Recently, abandoned churches have had an unlikely saviour: the hotelier. Sure, it may not seem like a match made in heaven—sacred spaces serve a higher purpose, while hotels are hedonistic by design—but the typical church architecture of an open layout, vaulted ceilings, and walls of stained glass offers a distinct canvas for reinvention and a unique guest experience.
A handful of designers have recontextualized these spiritual spaces for secular indulgence. Here are just a few ancient sanctums transformed into accommodation by modern high design.
The Jaffa, Tel Aviv
Over a decade in the making—13 years, to be precise—the Jaffa, a Luxury Collection Hotel in Tel Aviv, opened in a 19th-century French hospital and monastery set alongside the Mediterranean Sea. Under the direction of British designer John Pawson and local architect Ramy Gill, the resulting 120-room hotel combines Roman Renaissance architecture with dashes of contemporary design. The dual architect team recalls the pair of original architects, Grebez and Ribellet, sent by Louis V of France.

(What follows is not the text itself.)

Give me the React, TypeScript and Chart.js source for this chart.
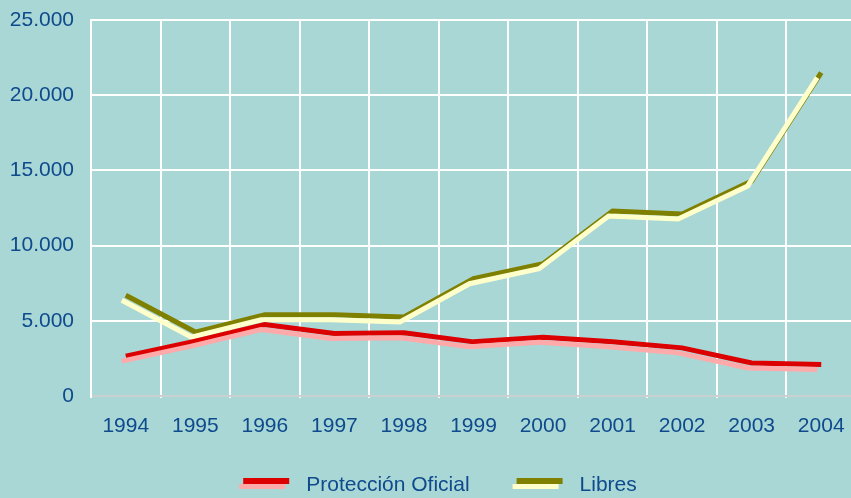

The pièce de résistance, a neo-Roman-style chapel, was restored and reimagined as the hotel’s lounge. Scraping away layers of plaster, the restoration revealed patterned walls, not to mention original stained glass, checkered tiles, and stonework (some of it dating back to the 12th century). These have been left exposed to honour the structure’s age, all punctuated with Cini Boeri chairs, rendered in plush pinks and mustards to match the church’s original paintwork, in contrast to the dignified vaulted ceilings.
Uniting five historic buildings within a former Augustinian cloister, the aptly named August hotel is the latest opening in Antwerp’s flourishing Groen Kwartier (Green Quarter). Here, Belgian architect Vincent Van Duysen’s renovation ushered in the opening of the former enclave’s doors to the community and visitors. The convent’s former chambers, now 44 guest rooms, are a meditation on restraint. Adorned simply with handwoven Portuguese rugs and light linens, they’re complemented by views of the cloister’s manicured walled gardens, while suites have views of the site’s private chapel.
But the chapel isn’t just for looks: it serves as the hotel’s lounge. Here, the dramatic domed ceiling, repainted in jet black, deflects the gaze from the heavens towards new spirits: instead of an altar, patrons will find a well-stocked bar.
The LINE DC, Washington, D.C.
A church in Washington, D.C.’s quirky Adams Morgan neighbourhood had sat empty for nearly 25 years, but now the LINE DC is making the most of the Roman neoclassical building’s sky-high, wide-open layout.
Reminders of the building’s past life are impossible to overlook. The lobby is a vaulted room that rises 60 feet, complete with a mezzanine and unmistakably part of a former church. Leaning into the ecclesiastical character, designers crafted a chandelier from organ pipes. Deeper within, pews have been painted anew and set outside elevator doors, while hymnal boards point guests toward their rooms. More pointedly, even though women were rarely centre stage at mass, many of the hotel’s 3,000 pieces of art were made by women—amen.
Hotel Peter & Paul, New Orleans
The faultless ASH NYC worked alongside New Orleans resident Nathalie Jordi to transform a 19th-century site—including a church, rectory, convent, and schoolhouse—in New Orleans’ Marigny neighbourhood into Hotel Peter & Paul.
Throughout the 71-room redesign, history is wrought without being overwritten: the interior palette was inspired by colours found in European and African religious paintings from the 14th through 18th centuries. The team was careful to restore as much of the site’s original architecture as possible—think stained-glass windows and wainscotted corridors embellished with hand-picked furnishings and custom-designed rugs. Reborn in all the right ways, you’ll find The Elysian Bar in the rectory, an ice cream parlour in the former convent, and a hip café in the small chapel. The courtyard, ringed by bell towers, chimes in with the site’s original soundtrack.
In Bloomsbury, a 110-year-old building (the Baptist Church’s former London headquarters) had sat mostly untouched since the 1960s, but under the direction of French architect Jacques Garcia, the overlooked building was transformed into a decadent 39-room affair. At what is now called L’Oscar, a nod to Oscar Wilde, modesty has been shelved for an unquestionably sumptuous experience.
Two new floors were added to the building, and its mix of original Arts and Crafts style and neo-baroque architecture is next-level lavish. Garcia’s interiors include spot wallcoverings embroidered with delicate butterflies, headboards rendered with peacock motifs, richly patterned carpets; and plenty of red, gold, and black accents. The locus, of course, is a Grade II–listed chapel, which Garcia transformed into the flamboyant Baptist Bar & Grill, helmed by Michelin-starred chef Tony Fleming. Topped off with a glass dome, the octagonal chapel is chock full of glamour, tasselled velvet furnishings, and glossy surfaces.